Mr Schreiner’s evidence expanded beyond this, to explanations for the the Lords of how coding “would generally begin three to five minutes after the arrival of the baggage at V3,” and that “luggage was always delivered from one flight only” at any given time. The basis for these points must be taken on the man’s word, but they help simplify the Prosecution’s case. Station 206 at 13:04-13:10 means KM180 baggage and nothing else. Simple common sense would dictate a breach of this standard MO is at least possible.
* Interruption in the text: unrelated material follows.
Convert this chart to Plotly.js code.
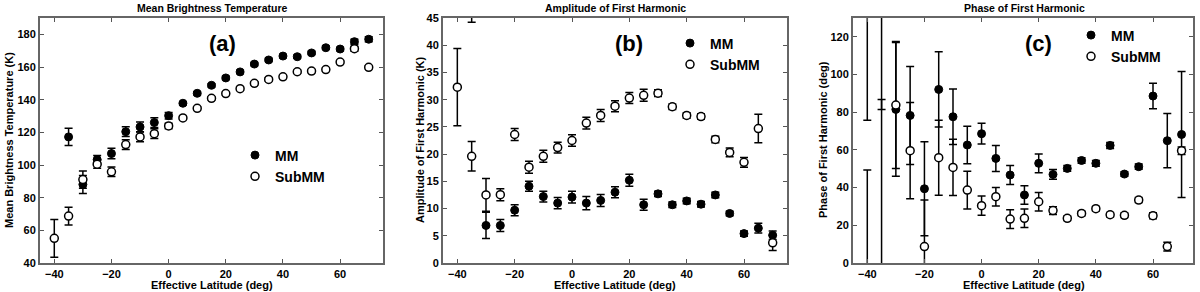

A stronger retort was published in Time magazine in 1992, relating a FBI memo following a look at the airport’s records and methods:
On a guided tour of the baggage area in September 1989, it was disclosed, detective inspector Watson McAteer of the Scottish police and FBI special agent Lawrence G. Whitaker "observed an individual approach Coding Station 206 with a single piece of luggage, place the luggage in a luggage container, encode a destination into the computer and leave without making any notation on a duty sheet." This convinced the two investigators that a rogue suitcase could have been "sent to Pan Am 103 either before or after the unloading of Air Malta 180."
This bag would thus appear to investigators to have been part of whatever planeload they were coding there at the time. The same could be at work with our item 8849. The conclusion of this report, sent back to Washington: “"There remains the possibility that no luggage was transferred from Air Malta 180 to Pan Am 103."
The degree of correlation between coding time and flight number is certainly higher than zero and less than 100%, and debatable from there.